Colomb écrivit par cette occasion à Leurs Majestés. Comprenant parfaitement que ses stipulations avec Roldan seraient critiquées, il s'appliqua à démontrer que lui ayant été arrachées par la violence, elles ne liaient nullement la couronne; il réitéra sa demande de la désignation d'un juge suprême pour rendre la justice dans la colonie; il désira qu'un conseil dont les membres seraient nommés en Europe, fût organisé dans l'île pour délibérer sur les points importants; il demanda qu'il fût pourvu à certains emplois des finances, et que les pouvoirs de tous fussent assez bien définis, pour qu'il n'y eut ni empiétements dans l'autorité, ni difficultés quant aux rangs, honneurs et priviléges; enfin, sentant l'influence d'un âge avancé, il priait Leurs Majestés de lui envoyer son fils Diego, toujours page à la cour mais dont la raison commençait à se développer, afin de l'initier aux affaires et d'être aidé par lui dans l'accomplissement de ses devoirs. Son second fils Fernand était aussi à la cour et il devait également aux bontés de la reine d'être page; mais il était trop jeune pour que son père pensât à l'appeler auprès de lui.
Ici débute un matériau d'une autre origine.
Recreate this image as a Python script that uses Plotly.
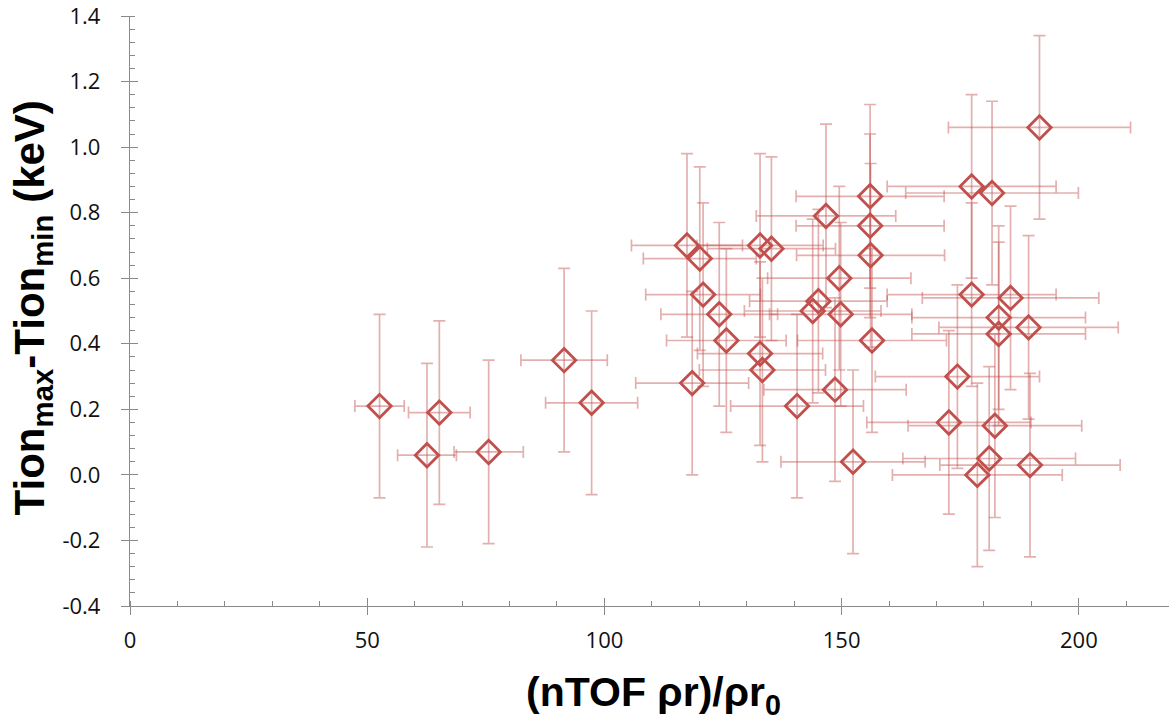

Malgré le moment de calme qui semblait régner en ce moment, et dont, après tant de bouleversements, on aurait pu croire que chacun devait désirer la continuation, la mesure n'était pas comblée, les ennemis de Colomb n'étaient pas satisfaits: leur jalousie odieuse, leurs menées iniques, leurs trames criminelles continuaient à s'ourdir sous la direction de l'exécrable Fonseca; et nous aurons bientôt à dire comment cet infâme personnage parvint à outrager toutes les lois de la justice, de l'honneur, de l'humanité, et à faire peser sur Colomb le poids de la haine la plus ignominieuse qui ait pu couver dans le cœur du plus grand monstre d'hypocrisie et de méchanceté qui ait jamais existé!